Radical Map Reforms

The new map guidelines issued by the government has liberalised the map making in the country by doing away with the requirement for prior approvals and security clearances, relying instead on companies to self-certify their compliance. It has legalised the export of maps up to 1 meter resolution and have permitted Indian companies to use drones, street view and LiDAR technologies to create maps of higher resolution.

The CBDC Alternative

Bitcoin should not be treated as a currency. But at the same time it should not be banned. Cryptocurrencies are permissionless systems that operate without intermediaries. As a result central banks cannot implement macro-economic measures in the event of a financial crisis. However, they are programable and can be incorporated into smart contracts offering a number of opportunities for digital financial inclusion. CBDCs are the best of both worlds combining the programability of bitcoin with the stability of fiat currency.

Age Gating

Nowhere in the world have age verification obligations been imposed on online services like in India’s data protection law. Requiring users to prove their identity before the link they have clicked on can open will break the internet. Requiring children to get parental consent is not necessarily a good thing as parents often have a lesser understanding of privacy risk than their children who are digital natives. Instead we should hold platforms accountable for harms caused to children.

Traceability is Antithetical to Liberty

The Indian Intermediary Guidelines require messaging services to be able to identify the first originator of information. For those services that are end-to-end encrypted complying with this obligation will mean that they can no longer guarantee the anonymity of the parties. By asking message originators to be identified, it requires every single message to be tracked. In trying to identify a few criminals, it makes criminals of us all.

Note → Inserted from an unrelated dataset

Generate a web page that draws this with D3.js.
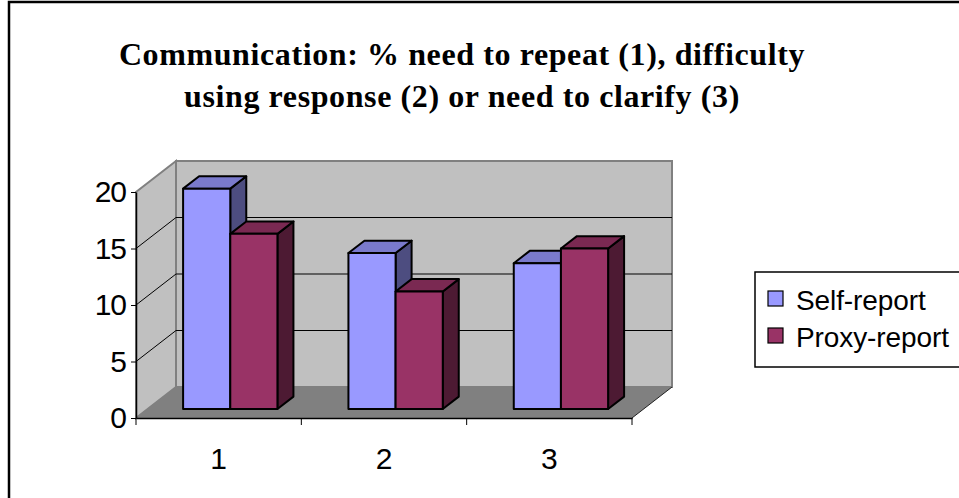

The Big Tech + Media Bargain

Australia’s media bargaining law that requires digital platforms to share revenues with Australian news companies only allows companies that deal in core news to enter into these revenue-share agreements. This excludes smaller publications and those that provide non-news content. Digital platforms decoupled content from distribution allowing small content providers to reach larger audiences. The Australian legislation will reverse this trend by supporting big new at the cost of independent content providers.

Competition in Telecoms

The Competition Commission of India has argued that since privacy is a non-price factor of competition, the competition regulator can regulate it. Privacy is a specialised area that should not be entrusted to a regulator that brings a purely economic lens its regulation.

Principle Based Regulations

Regulation can never keep up with technology. What we need to do is develop principles-based regulation and allow regulators discretion in its implementation through effective post-facto enforcement. We should presume that regulatory actions have been taken in good faith unless proven otherwise and build transparency into our systems to ensure that regulators do not exceed their authority. Regulators should list all applicable regulations on their website and not attempt to enforce anything outside those regulations.

Electronic Evidence

In India, electronic records can only be brought into evidence if accompanied by a certificate signed by a responsible person describing how it was produced and details of the computer involved in its production. Unless we remove these offline measures and replace them with digital certificates and other forms of electronic authentication, digital dispute resolution will be crippled.

Gatekeepers at the Edge

We gave internet companies immunity for the content the flows through their pipes because communication infrastructure should have no opinion on the content. This, however does not solve the problem of offensive content - at best it passes the buck. We need a framework for determining what is acceptable speech. Governments should develop prohibited content dashboards so that internet companies can understand clearly what content is permissible and what is not.

Data is not the New Oil

Data is not the new oil. It is infinite and unconstrained by geography. It is not destroyed when it is consumed and can be used simultaneously or repeatedly without degradation in quality. Countries should not try to regulate data like they regulate oil - by bringing it under their physical control. They should not only try and force big tech to share the datasets they have created, but also make the effort to learn what it takes to build datasets of our own—and then go about building them relevant to our context.